Given information:
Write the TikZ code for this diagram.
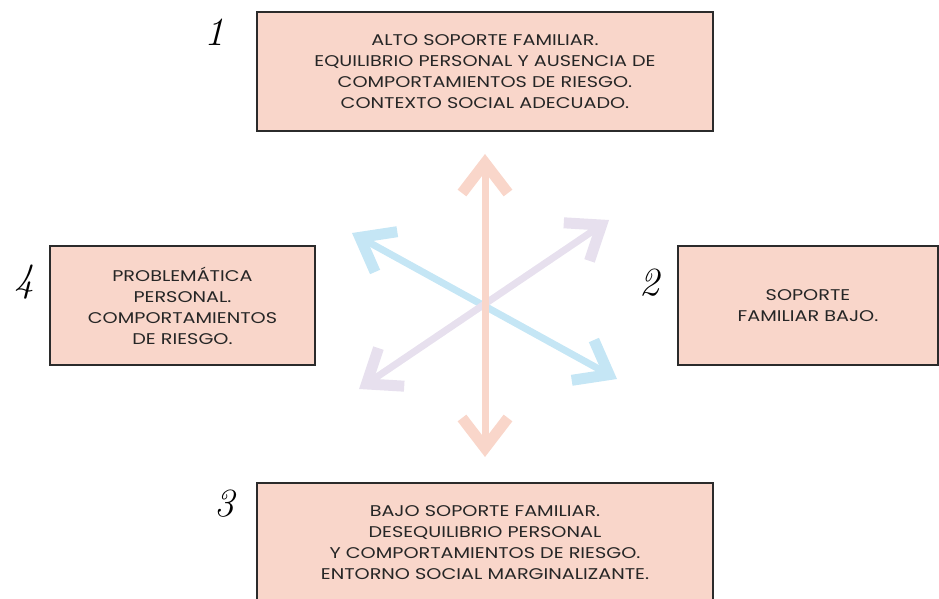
\documentclass[tikz,border=0pt]{standalone}
\usepackage{fontspec}
\setsansfont{Poppins}[FakeStretch=1.24]
\usepackage{tikz}
\usetikzlibrary{positioning}
\usetikzlibrary{arrows.meta, calc}

\definecolor{salmon}{HTML}{F9D6CA}
\definecolor{celeste}{HTML}{C5E6F5}
\definecolor{lavanda}{HTML}{E7E0EE}
\definecolor{borde}{HTML}{2B2B2B}

\begin{document}
\begin{tikzpicture}[x=1pt,y=1pt,
    caja/.style={draw=borde, line width=2pt, fill=salmon, align=center,
        minimum height=119pt, inner sep=0pt, text=black!85,
        font=\sffamily\fontsize{15.5}{21}\selectfont},
    numero/.style={font=\itshape\fontsize{40}{40}\selectfont},
    flecha/.style={line width=7pt,
        {Straight Barb[sharp,length=30pt,width=46pt,line width=11pt]}-{Straight Barb[sharp,length=30pt,width=46pt,line width=11pt]}}]
    % frame of the page
    \clip (0,0) rectangle (939,598);
    \useasboundingbox (0,0) rectangle (939,598);

    % boxes
    \node[caja, minimum width=456pt] (alto) at (485,526.5) {ALTO SOPORTE FAMILIAR.\\ EQUILIBRIO PERSONAL Y AUSENCIA DE\\ COMPORTAMIENTOS DE RIESGO.\\ CONTEXTO SOCIAL ADECUADO.};
    \node[caja, minimum width=260pt] (soporte) at (808,292.5) {SOPORTE\\ FAMILIAR BAJO.};
    \node[caja, minimum width=456pt] (bajo) at (485,55.5) {BAJO SOPORTE FAMILIAR.\\ DESEQUILIBRIO PERSONAL\\ Y COMPORTAMIENTOS DE RIESGO.\\ ENTORNO SOCIAL MARGINALIZANTE.};
    \node[caja, minimum width=265pt] (problema) at (182.5,292.5) {PROBLEMÁTICA\\ PERSONAL.\\ COMPORTAMIENTOS\\ DE RIESGO.};

    % numbers
    \node[numero] (n1) at ($(alto.north west)+(-42,-21)$) {1};
    \node[numero] (n2) at ($(soporte.north west)+(-28,-38)$) {2};
    \node[numero] (n3) at ($(bajo.north west)+(-32,-22)$) {3};
    \node[numero] (n4) at ($(problema.north west)+(-25,-37)$) {4};

    % arrows
    \coordinate (arriba) at (485,444);
    \coordinate (abajo) at (485,141);
    \coordinate (ai) at (352,365);
    \coordinate (bd) at (617,219);
    \coordinate (ad) at (609,378);
    \coordinate (bi) at (359,209);
    \draw[flecha, draw=celeste] (ai) -- (bd);
    \draw[flecha, draw=lavanda] (bi) -- (ad);
    \draw[flecha, draw=salmon] (abajo) -- (arriba);
\end{tikzpicture}
\end{document}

Required work:
Leave the images out and output the remaining material exactly as it stands.

Result of this task:
Write the TikZ code for this diagram.
\documentclass[tikz,border=0pt]{standalone}
\usepackage{fontspec}
\setsansfont{Poppins}[FakeStretch=1.24]
\usepackage{tikz}
\usetikzlibrary{positioning}
\usetikzlibrary{arrows.meta, calc}

\definecolor{salmon}{HTML}{F9D6CA}
\definecolor{celeste}{HTML}{C5E6F5}
\definecolor{lavanda}{HTML}{E7E0EE}
\definecolor{borde}{HTML}{2B2B2B}

\begin{document}
\begin{tikzpicture}[x=1pt,y=1pt,
    caja/.style={draw=borde, line width=2pt, fill=salmon, align=center,
        minimum height=119pt, inner sep=0pt, text=black!85,
        font=\sffamily\fontsize{15.5}{21}\selectfont},
    numero/.style={font=\itshape\fontsize{40}{40}\selectfont},
    flecha/.style={line width=7pt,
        {Straight Barb[sharp,length=30pt,width=46pt,line width=11pt]}-{Straight Barb[sharp,length=30pt,width=46pt,line width=11pt]}}]
    % frame of the page
    \clip (0,0) rectangle (939,598);
    \useasboundingbox (0,0) rectangle (939,598);

    % boxes
    \node[caja, minimum width=456pt] (alto) at (485,526.5) {ALTO SOPORTE FAMILIAR.\\ EQUILIBRIO PERSONAL Y AUSENCIA DE\\ COMPORTAMIENTOS DE RIESGO.\\ CONTEXTO SOCIAL ADECUADO.};
    \node[caja, minimum width=260pt] (soporte) at (808,292.5) {SOPORTE\\ FAMILIAR BAJO.};
    \node[caja, minimum width=456pt] (bajo) at (485,55.5) {BAJO SOPORTE FAMILIAR.\\ DESEQUILIBRIO PERSONAL\\ Y COMPORTAMIENTOS DE RIESGO.\\ ENTORNO SOCIAL MARGINALIZANTE.};
    \node[caja, minimum width=265pt] (problema) at (182.5,292.5) {PROBLEMÁTICA\\ PERSONAL.\\ COMPORTAMIENTOS\\ DE RIESGO.};

    % numbers
    \node[numero] (n1) at ($(alto.north west)+(-42,-21)$) {1};
    \node[numero] (n2) at ($(soporte.north west)+(-28,-38)$) {2};
    \node[numero] (n3) at ($(bajo.north west)+(-32,-22)$) {3};
    \node[numero] (n4) at ($(problema.north west)+(-25,-37)$) {4};

    % arrows
    \coordinate (arriba) at (485,444);
    \coordinate (abajo) at (485,141);
    \coordinate (ai) at (352,365);
    \coordinate (bd) at (617,219);
    \coordinate (ad) at (609,378);
    \coordinate (bi) at (359,209);
    \draw[flecha, draw=celeste] (ai) -- (bd);
    \draw[flecha, draw=lavanda] (bi) -- (ad);
    \draw[flecha, draw=salmon] (abajo) -- (arriba);
\end{tikzpicture}
\end{document}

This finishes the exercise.